Mr Chatfeild-Roberts, Jupiter’s chief investment officer and head of the Merlin multi-manager team, has instead invested in Terry Smith’s £1.1bn Fundsmith Equity fund and cut the Merlin Balanced fund’s bond weighting by roughly a third.

Mr Woolnough’s Strategic Corporate Bond fund does still features in Mr Chatfeild-Roberts’ £4.4bn Merlin Income portfolio and £11m Merlin Conservative portfolio.

Algy Smith-Maxwell, manager alongside Mr Chatfeild-Roberts in the group’s independent funds team, said: fixed income exposure in Balanced had reached 25 per cent because owning them “was in investors’ favour”.

“In essence, investors were receiving equity-like returns from corporate bond investments,” he said.

“Since the start of the year, we have become increasingly concerned about the potential damaging effect that inflation may have on lower yielding fixed interest investments going forward.
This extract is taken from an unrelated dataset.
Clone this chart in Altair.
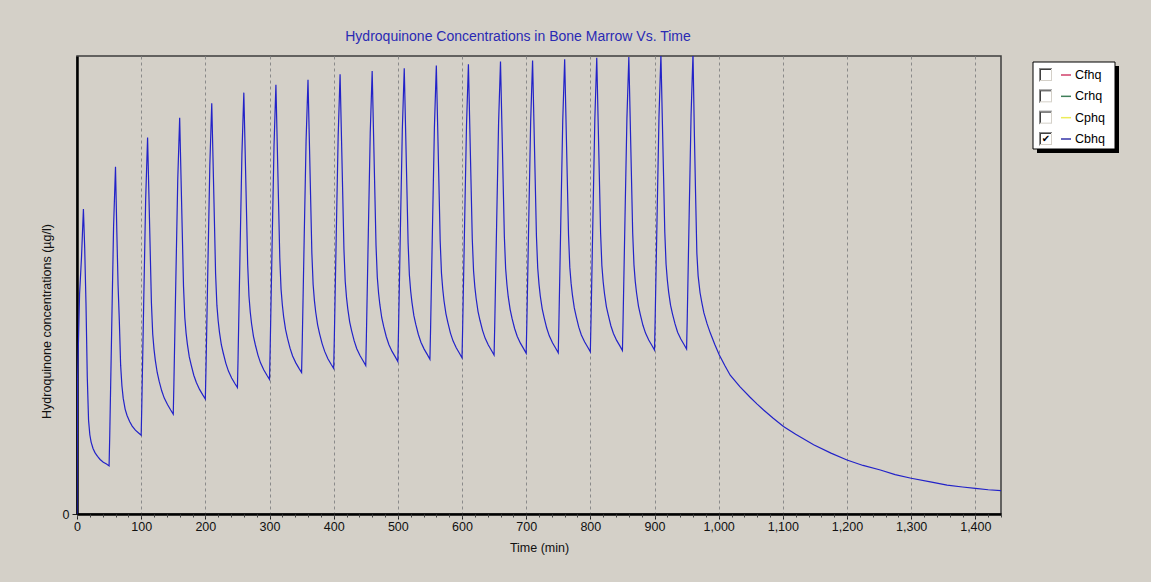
import altair as alt
import pandas as pd

# Simulated hydroquinone concentration in bone marrow: one dose every 50 min
# from 0 to 950 min, then washout to 1440 min. Values in plot units (0-100).
cycle_times = [
    [0, 1, 4, 7, 10, 12, 14, 16, 18, 20, 22, 25, 28, 32, 36, 41, 46],
    [50, 51, 54, 57, 60, 62, 64, 66, 68, 70, 72, 75, 78, 82, 86, 91, 96],
    [100, 101, 104, 107, 110, 112, 114, 116, 118, 120, 122, 125, 128, 132, 136, 141, 146],
    [150, 151, 154, 157, 160, 162, 164, 166, 168, 170, 172, 175, 178, 182, 186, 191, 196],
    [200, 201, 204, 207, 210, 212, 214, 216, 218, 220, 222, 225, 228, 232, 236, 241, 246],
    [250, 251, 254, 257, 260, 262, 264, 266, 268, 270, 272, 275, 278, 282, 286, 291, 296],
    [300, 301, 304, 307, 310, 312, 314, 316, 318, 320, 322, 325, 328, 332, 336, 341, 346],
    [350, 351, 354, 357, 360, 362, 364, 366, 368, 370, 372, 375, 378, 382, 386, 391, 396],
    [400, 401, 404, 407, 410, 412, 414, 416, 418, 420, 422, 425, 428, 432, 436, 441, 446],
    [450, 451, 454, 457, 460, 462, 464, 466, 468, 470, 472, 475, 478, 482, 486, 491, 496],
    [500, 501, 504, 507, 510, 512, 514, 516, 518, 520, 522, 525, 528, 532, 536, 541, 546],
    [550, 551, 554, 557, 560, 562, 564, 566, 568, 570, 572, 575, 578, 582, 586, 591, 596],
    [600, 601, 604, 607, 610, 612, 614, 616, 618, 620, 622, 625, 628, 632, 636, 641, 646],
    [650, 651, 654, 657, 660, 662, 664, 666, 668, 670, 672, 675, 678, 682, 686, 691, 696],
    [700, 701, 704, 707, 710, 712, 714, 716, 718, 720, 722, 725, 728, 732, 736, 741, 746],
    [750, 751, 754, 757, 760, 762, 764, 766, 768, 770, 772, 775, 778, 782, 786, 791, 796],
    [800, 801, 804, 807, 810, 812, 814, 816, 818, 820, 822, 825, 828, 832, 836, 841, 846],
    [850, 851, 854, 857, 860, 862, 864, 866, 868, 870, 872, 875, 878, 882, 886, 891, 896],
    [900, 901, 904, 907, 910, 912, 914, 916, 918, 920, 922, 925, 928, 932, 936, 941, 946],
    [950, 951, 954, 957, 960, 962, 964, 966, 968, 971, 974, 977, 982, 987, 994, 1001,
     1010, 1018, 1033, 1049, 1060, 1070, 1085, 1101, 1120, 1148, 1175, 1200, 1225,
     1252, 1275, 1300, 1330, 1356, 1380, 1400, 1420, 1440],
]
cycle_values = [
    [0.0, 30.0, 48.0, 56.0, 66.6, 58.0, 46.0, 30.0, 20.5, 17.3, 15.7, 14.3, 13.4, 12.6, 11.9, 11.3, 10.9],
    [10.5, 17.0, 39.9, 62.7, 75.8, 62.0, 50.0, 42.0, 32.5, 28.0, 25.3, 22.9, 21.5, 20.2, 19.2, 18.3, 17.7],
    [17.2, 23.7, 46.5, 68.6, 82.2, 70.1, 58.0, 46.0, 39.3, 36.0, 33.6, 30.9, 29.0, 26.9, 25.3, 23.9, 22.7],
    [21.8, 28.3, 50.9, 72.9, 86.5, 74.2, 61.9, 49.7, 42.9, 39.5, 37.1, 34.3, 32.5, 30.3, 28.7, 27.2, 26.0],
    [25.1, 31.6, 54.2, 76.1, 89.7, 77.3, 64.9, 52.4, 45.6, 42.2, 39.7, 36.9, 35.1, 32.9, 31.2, 29.7, 28.5],
    [27.6, 34.0, 56.6, 78.5, 92.0, 79.5, 67.0, 54.4, 47.6, 44.1, 41.6, 38.8, 36.9, 34.7, 33.0, 31.5, 30.3],
    [29.4, 35.8, 58.3, 80.2, 93.7, 81.1, 68.6, 56.0, 49.1, 45.7, 43.1, 40.3, 38.4, 36.2, 34.5, 33.0, 31.8],
    [30.9, 37.3, 59.7, 81.4, 94.8, 82.2, 69.6, 57.0, 50.1, 46.6, 44.1, 41.3, 39.4, 37.2, 35.5, 33.9, 32.7],
    [31.8, 38.2, 60.7, 82.5, 96.0, 83.3, 70.6, 57.8, 50.8, 47.3, 44.8, 41.9, 40.0, 37.8, 36.1, 34.6, 33.4],
    [32.4, 38.8, 61.3, 83.2, 96.7, 84.0, 71.3, 58.7, 51.7, 48.2, 45.7, 42.8, 40.9, 38.7, 37.0, 35.5, 34.3],
    [33.3, 39.7, 62.1, 83.9, 97.3, 84.6, 71.9, 59.2, 52.2, 48.7, 46.2, 43.3, 41.4, 39.2, 37.5, 36.0, 34.8],
    [33.8, 40.2, 62.6, 84.4, 97.9, 85.1, 72.4, 59.6, 52.6, 49.1, 46.5, 43.7, 41.8, 39.5, 37.8, 36.3, 35.1],
    [34.1, 40.5, 62.9, 84.7, 98.2, 85.5, 72.8, 60.1, 53.1, 49.6, 47.1, 44.2, 42.3, 40.1, 38.4, 36.9, 35.7],
    [34.7, 41.1, 63.5, 85.3, 98.8, 86.1, 73.3, 60.6, 53.6, 50.1, 47.5, 44.7, 42.7, 40.5, 38.8, 37.3, 36.1],
    [35.1, 41.5, 63.9, 85.6, 99.0, 86.2, 73.5, 60.7, 53.7, 50.2, 47.6, 44.8, 42.9, 40.6, 38.9, 37.4, 36.2],
    [35.2, 41.6, 64.0, 85.8, 99.3, 86.5, 73.7, 61.0, 53.9, 50.4, 47.9, 45.0, 43.1, 40.8, 39.1, 37.6, 36.4],
    [35.4, 41.8, 64.3, 86.1, 99.6, 86.8, 74.0, 61.3, 54.2, 50.7, 48.2, 45.3, 43.4, 41.1, 39.4, 37.9, 36.7],
    [35.7, 42.1, 64.5, 86.3, 99.8, 87.0, 74.2, 61.4, 54.4, 50.8, 48.3, 45.4, 43.5, 41.2, 39.5, 38.0, 36.8],
    [35.8, 42.3, 64.8, 86.8, 100.3, 87.4, 74.6, 61.7, 54.6, 51.1, 48.5, 45.6, 43.7, 41.5, 39.7, 38.2, 37.0],
    [36.0, 42.5, 65.1, 87.1, 100.6, 84.0, 70.0, 57.0, 52.0, 48.3, 46.0, 43.9, 41.5, 39.5, 37.0, 34.7,
     32.3, 30.3, 27.8, 25.5, 24.0, 22.7, 20.9, 19.1, 17.4, 15.1, 13.3, 11.8, 10.6,
     9.6, 8.6, 7.8, 7.0, 6.3, 5.9, 5.6, 5.3, 5.1],
]

x_major_ticks = [0, 100, 200, 300, 400, 500, 600, 700, 800, 900, 1000, 1100, 1200, 1300, 1400]
x_minor_ticks = list(range(0, 1441, 20))

series_names = ["Cfhq", "Crhq", "Cphq", "Cbhq"]
series_colors = ["#d0406a", "#3f7f5a", "#ecec5a", "#3434a8"]
series_checked = [False, False, False, True]

FONT = "Liberation Sans"
BG = "#d4d0c8"
LINE_BLUE = "#2222c8"

rows = []
for ts, vs in zip(cycle_times, cycle_values):
    for t, v in zip(ts, vs):
        rows.append({"t": t, "v": v})
conc = pd.DataFrame(rows)

legend_df = pd.DataFrame({
    "row": list(range(len(series_names))),
    "name": series_names,
    "color": series_colors,
    "checked": series_checked,
})
one = pd.DataFrame({"k": [0]})

x_scale = alt.Scale(domain=[0, 1440], nice=False, zero=False)
y_scale = alt.Scale(domain=[0, 100], nice=False)
row_scale = alt.Scale(domain=[0, 3], range=[19, 83])

line = alt.Chart(conc).mark_line(color=LINE_BLUE, strokeWidth=1.2, clip=True).encode(
    x=alt.X("t:Q", scale=x_scale, axis=alt.Axis(
        values=x_major_ticks, format=",d", orient="bottom", labelFlush=False,
        title="Time (min)", titleFont=FONT, titleFontSize=12.5, titleFontWeight="normal",
        titleColor="#111", titleY=27, titleBaseline="top",
        labelFont=FONT, labelFontSize=12.5, labelColor="#111", labelPadding=1,
        tickSize=5, tickColor="#222", tickWidth=1,
        domainColor="black", domainWidth=2.5,
        grid=True, gridDash=[3, 3], gridColor="#8a8a8a", gridWidth=1,
    )),
    y=alt.Y("v:Q", scale=y_scale, axis=alt.Axis(
        values=[0], orient="left", labelFlush=False,
        title="Hydroquinone concentrations (µg/l)", titleFont=FONT, titleFontSize=12.5,
        titleFontWeight="normal", titleColor="#111", titleX=-31, titleY=265,
        titleBaseline="middle", titleAngle=270,
        labelFont=FONT, labelFontSize=12.5, labelColor="#111", labelPadding=3,
        tickSize=5, tickColor="#222", domainColor="black", domainWidth=2.5, grid=False,
    )),
)

minor = alt.Chart(pd.DataFrame({"t": x_minor_ticks})).mark_rule(opacity=0).encode(
    x=alt.X("t:Q", scale=x_scale, axis=alt.Axis(
        values=x_minor_ticks, orient="bottom", labels=False, title=None,
        tickSize=3, tickColor="#444", domain=False, grid=False,
    )),
)

# Legend panel with check boxes, drawn to the right of the plot
shadow = alt.Chart(one).mark_rect(color="black").encode(
    x=alt.value(960), x2=alt.value(1042), y=alt.value(10), y2=alt.value(97))
box = alt.Chart(one).mark_rect(fill="white", stroke="black", strokeWidth=1).encode(
    x=alt.value(956), x2=alt.value(1038), y=alt.value(6), y2=alt.value(93))

leg = alt.Chart(legend_df)
ry = alt.Y("row:Q", scale=row_scale, axis=None)
ry2 = alt.Y2("row:Q")
chk_top_outer = leg.mark_rule(color="#8a8a8a", strokeWidth=1, yOffset=-6.5).encode(
    x=alt.value(962), x2=alt.value(975), y=ry)
chk_left_outer = leg.mark_rule(color="#8a8a8a", strokeWidth=1, yOffset=-6.5, y2Offset=6.5).encode(
    x=alt.value(962.5), y=ry, y2=ry2)
chk_top_inner = leg.mark_rule(color="#404040", strokeWidth=1, yOffset=-5.5).encode(
    x=alt.value(963), x2=alt.value(974), y=ry)
chk_left_inner = leg.mark_rule(color="#404040", strokeWidth=1, yOffset=-5.5, y2Offset=5.5).encode(
    x=alt.value(963.5), y=ry, y2=ry2)
chk_bot = leg.mark_rule(color="#d4d0c8", strokeWidth=1, yOffset=5.5).encode(
    x=alt.value(963), x2=alt.value(975), y=ry)
chk_right = leg.mark_rule(color="#d4d0c8", strokeWidth=1, yOffset=-5.5, y2Offset=5.5).encode(
    x=alt.value(974.5), y=ry, y2=ry2)
checkmark = leg.transform_filter("datum.checked").mark_text(
    text="✔", font="DejaVu Sans", fontSize=10, color="black", align="center", baseline="middle"
).encode(x=alt.value(969), y=ry)
swatch = leg.mark_rule(strokeWidth=1.5).encode(
    x=alt.value(984), x2=alt.value(994), y=ry, color=alt.Color("color:N", scale=None))
labels = leg.mark_text(font=FONT, fontSize=12.5, color="black", align="left", baseline="middle").encode(
    x=alt.value(998), y=ry, text="name:N")

chart = alt.layer(
    line, minor,
    shadow, box,
    chk_top_outer, chk_left_outer, chk_top_inner, chk_left_inner, chk_bot, chk_right,
    checkmark, swatch, labels,
).resolve_scale(y="independent").resolve_axis(x="independent").properties(
    width=924,
    height=458,
    autosize=alt.AutoSizeParams(type="none"),
    padding={"left": 77, "top": 56, "right": 150, "bottom": 68},
    title=alt.TitleParams(
        "Hydroquinone Concentrations in Bone Marrow Vs. Time",
        font=FONT, fontSize=14, fontWeight="normal", color="#2a2ab4",
        anchor="middle", dx=-21, offset=12,
    ),
).configure(background=BG).configure_view(fill=BG, stroke="#3c3c3c", strokeWidth=1.5)

chart.save("out.html", embed_options={"renderer": "svg", "actions": False})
“We believe, as a consequence, that it was appropriate to increase exposure to consumer goods companies that have the potential to grow earnings and dividends and help hedge the risk of inflation eating into the purchasing power of investors’ savings.”

Mr Smith-Maxwell said the team still had a “very high regard” for Mr Woolnough and that the M&G Strategic Corporate Bond fund had “made a tremendous contribution” to the performance of the Balanced fund.
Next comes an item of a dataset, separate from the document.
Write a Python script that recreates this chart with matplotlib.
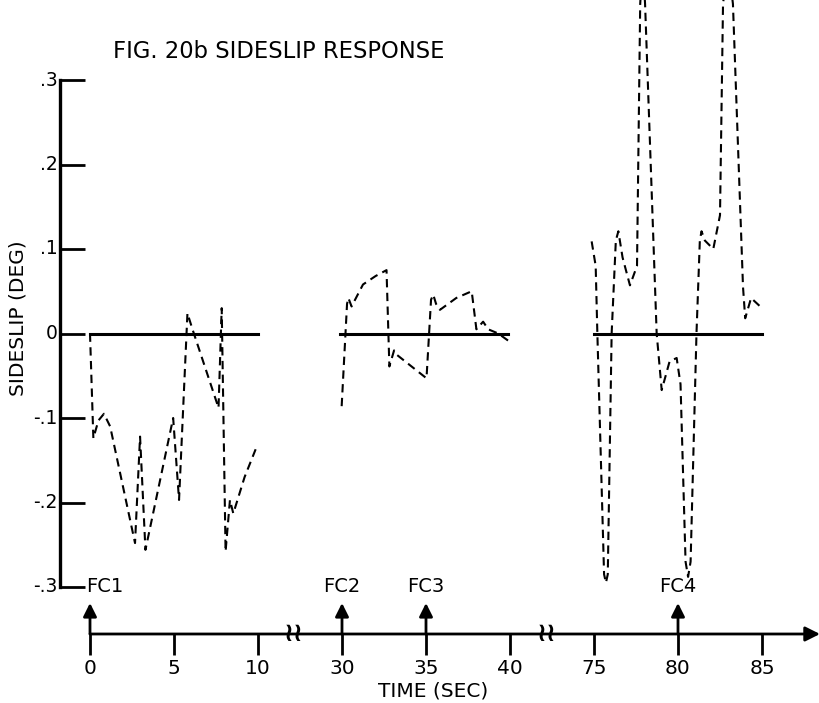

M&G Strategic Corporate Bond remains in the £4.4bn Merlin Income portfolio and £11m Merlin Conservative.

Mr Chatfeild-Roberts said that the case for owning a 10-year government bond yielding little more than 2 per cent “looks pretty threadbare to us at a time when central banks are committed to ensuring the west partly inflates and partly grows out of today’s economic mess”.
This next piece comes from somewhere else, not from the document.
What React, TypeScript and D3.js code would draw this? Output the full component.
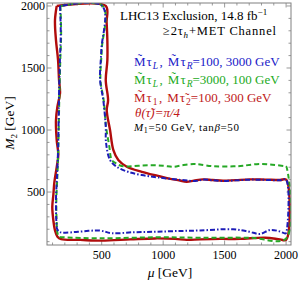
import React from "react";
import * as d3 from "d3";

// contour points, [mu, M2] in GeV
const redContour: [number, number][] = [
  [134, 2000], [120, 1885], [128, 1724], [145, 1563], [153, 1402], [161, 1297],
  [139, 1184], [128, 1079], [134, 918], [147, 800], [134, 700], [115, 580],
  [107, 480], [98, 380], [107, 270], [120, 190], [140, 140], [170, 120],
  [324, 114], [500, 108], [731, 118], [934, 126], [1097, 122], [1192, 114],
  [1300, 118], [1463, 122], [1626, 122], [1829, 132], [1951, 118], [2000, 114],
  [2000, 600], [1951, 597], [1830, 600], [1707, 602], [1590, 596], [1487, 591],
  [1400, 597], [1325, 602], [1250, 592], [1192, 583], [1120, 596], [1050, 608],
  [958, 630], [826, 663], [704, 704], [635, 758], [595, 838], [568, 999],
  [541, 1160], [552, 1241], [533, 1402], [546, 1560], [546, 1724], [540, 1870],
  [533, 2000], [134, 2000],
];

const greenContour: [number, number][] = [
  [164, 2000], [170, 1780], [163, 1560], [156, 1297], [152, 1100], [147, 838],
  [140, 640], [131, 435], [134, 250], [140, 170], [152, 140], [202, 135],
  [500, 127], [934, 135], [1300, 132], [1707, 132], [2000, 126], [2000, 709],
  [1992, 709], [1870, 722], [1761, 725], [1650, 712], [1571, 707], [1408, 708],
  [1300, 722], [1246, 726], [1150, 715], [1083, 704], [1000, 712], [893, 716],
  [800, 712], [714, 706], [650, 714], [610, 735], [582, 758], [560, 880],
  [536, 1023], [516, 1241], [490, 1402], [500, 1644], [508, 2000], [164, 2000],
];

const blueContour: [number, number][] = [
  [161, 2000], [167, 1780], [160, 1560], [153, 1297], [150, 1100], [145, 838],
  [137, 640], [128, 435], [132, 250], [138, 200], [161, 176], [202, 172],
  [307, 180], [487, 189], [582, 168], [760, 176], [934, 180], [1100, 185],
  [1300, 190], [1569, 200], [1700, 180], [1788, 162], [1870, 194], [1940, 185],
  [1992, 166], [2000, 170], [2000, 600], [1951, 595], [1830, 598], [1707, 600],
  [1590, 594], [1487, 589], [1400, 595], [1325, 600], [1260, 589], [1151, 597],
  [958, 618], [826, 637], [714, 663], [622, 704], [568, 758], [535, 900],
  [533, 1023], [513, 1241], [487, 1402], [497, 1644], [505, 2000], [161, 2000],
];

const xMajor = [500, 1000, 1500, 2000];
const yMajor = [500, 1000, 1500, 2000];
const minorTicks = d3.range(100, 2001, 100);

const W = 300;
const H = 283;
const left = 47, right = 291, top = 3, bottom = 245;

const serif = "'Liberation Serif', 'DejaVu Serif', serif";

export default function App() {
  const x = d3.scaleLinear().domain([55, 2040]).range([left, right]);
  const y = d3.scaleLinear().domain([73, 2024]).range([bottom, top]);

  const line = d3
    .line<[number, number]>()
    .x((d) => x(d[0]))
    .y((d) => y(d[1]))
    .curve(d3.curveCatmullRom.alpha(0.5));

  const frameColor = "#808080";

  // "M̃τ_a, M̃τ_b" with a bit of extra spacing
  const stauPair = (a: string, b: string) => (
    <>
      M̃<tspan dx={1}>τ</tspan>
      <tspan fontSize={9.5} dy={2.5} dx={1} fontStyle="italic">{a}</tspan>
      <tspan dy={-2.5} dx={1.5}>,</tspan>
      <tspan dx={5}>M̃</tspan>
      <tspan dx={1}>τ</tspan>
      <tspan fontSize={9.5} dy={2.5} dx={1} fontStyle="italic">{b}</tspan>
    </>
  );

  return (
    <svg
      width={W}
      height={H}
      style={{ position: "absolute", left: 0, top: 0, background: "#fff" }}
      fontFamily={serif}
    >
      <defs>
        <clipPath id="plotArea">
          <rect x={left} y={top} width={right - left} height={bottom - top} />
        </clipPath>
      </defs>

      {/* ticks, inside the frame on all four sides */}
      <g stroke={frameColor} strokeWidth={0.8}>
        {minorTicks.map((t) => {
          const major = xMajor.includes(t);
          const len = major ? 4.5 : 2.5;
          return (
            <g key={"x" + t}>
              <line x1={x(t)} x2={x(t)} y1={bottom} y2={bottom - len} />
              <line x1={x(t)} x2={x(t)} y1={top} y2={top + len} />
            </g>
          );
        })}
        {minorTicks.map((t) => {
          const major = yMajor.includes(t);
          const len = major ? 4.5 : 2.5;
          return (
            <g key={"y" + t}>
              <line x1={left} x2={left + len} y1={y(t)} y2={y(t)} />
              <line x1={right} x2={right - len} y1={y(t)} y2={y(t)} />
            </g>
          );
        })}
      </g>

      {/* contours */}
      <g clipPath="url(#plotArea)" fill="none">
        <path d={line(redContour) || ""} stroke="#b00c0c" strokeWidth={2.4} />
        <path
          d={line(greenContour) || ""}
          stroke="#26a826"
          strokeWidth={2}
          strokeDasharray="5,3"
        />
        <path
          d={line(blueContour) || ""}
          stroke="#1c1cb8"
          strokeWidth={2}
          strokeDasharray="5,2,1.5,2"
        />
      </g>

      <rect
        x={left}
        y={top}
        width={right - left}
        height={bottom - top}
        fill="none"
        stroke={frameColor}
        strokeWidth={1}
      />

      {/* tick labels */}
      <g fontSize={12} fill="#000">
        {xMajor.map((t) => (
          <text key={t} x={x(t)} y={bottom + 14} textAnchor="middle">
            {t}
          </text>
        ))}
        {yMajor.map((t) => (
          <text key={t} x={left - 2} y={y(t) + 4} textAnchor="end">
            {t}
          </text>
        ))}
      </g>

      {/* axis titles */}
      <text x={170} y={277} fontSize={13.5} textAnchor="middle">
        <tspan fontStyle="italic">μ</tspan> [GeV]
      </text>
      <text
        transform={`translate(14,${123}) rotate(-90)`}
        fontSize={13.5}
        textAnchor="middle"
      >
        <tspan fontStyle="italic">M</tspan>
        <tspan fontSize={9} dy={3}>2</tspan>
        <tspan dy={-3}> [GeV]</tspan>
      </text>

      {/* title */}
      <text x={120} y={20} fontSize={13}>
        LHC13 Exclusion, 14.8 fb
        <tspan fontSize={9} dy={-5}>−1</tspan>
      </text>
      <text x={163} y={35} fontSize={12.5} textLength={113} lengthAdjust="spacing">
        ≥2τ<tspan fontSize={9} dy={3} fontStyle="italic">h</tspan>
        <tspan dy={-3}>+MET Channel</tspan>
      </text>

      {/* legend */}
      <g fontSize={13}>
        <text x={134} y={66} fill="#2020c8">
          {stauPair("L", "R")}
          <tspan dy={-2.5}>=100, 3000 GeV</tspan>
        </text>
        <text x={134} y={84} fill="#22aa22">
          {stauPair("L", "R")}
          <tspan dy={-2.5}>=3000, 100 GeV</tspan>
        </text>
        <text x={134} y={102} fill="#c01818">
          M̃<tspan dx={1}>τ</tspan>
          <tspan fontSize={9.5} dy={2.5} dx={1}>1</tspan>
          <tspan dy={-2.5} dx={1.5}>,</tspan>
          <tspan dx={5}>M</tspan>
          <tspan dx={1}>τ̃</tspan>
          <tspan fontSize={9.5} dy={2.5} dx={1}>2</tspan>
          <tspan dy={-2.5}>=100, 300 GeV</tspan>
        </text>
        <text x={135} y={117} fill="#c01818" fontStyle="italic">
          θ(τ̃)=π/4
        </text>
        <text x={134} y={131} fill="#000" fontSize={11} textLength={105} lengthAdjust="spacing">
          <tspan fontStyle="italic">M</tspan>
          <tspan fontSize={8} dy={2}>1</tspan>
          <tspan dy={-2}>=50 GeV, tan</tspan>
          <tspan fontStyle="italic">β</tspan>=50
        </text>
      </g>
    </svg>
  );
}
While Mr Woolnough’s Strategic Corporate Bond fund only has 4 per cent in government bonds it has 85.8 per cent in investment grade credit, an area of the market where yields are also low and where securities are priced off the gilt market.

“It makes no sense to us to pay a multiple of nearly 50 times for the income stream on a 10-year gilt or a 10-year US Treasury, when you can buy a portfolio of blue chip companies for a multiple of only 13 times their current earnings stream, which have the potential for both capital and income growth,” Mr Chatfeild-Roberts said.

“Central bank policy is now actively encouraging investors to embrace risk at a time when it is possible to paint a picture of mildly improving economic growth as we progress through 2013.

“We believe that a rotation out of western sovereign bonds and into equities will continue.”

Elsewhere, Mr Chatfeild-Roberts and his team have sold out of the Polar Capital Global Technology fund in his £780m Merlin Worldwide and Henderson Global Technology in his £1.7bn Merlin Growth fund.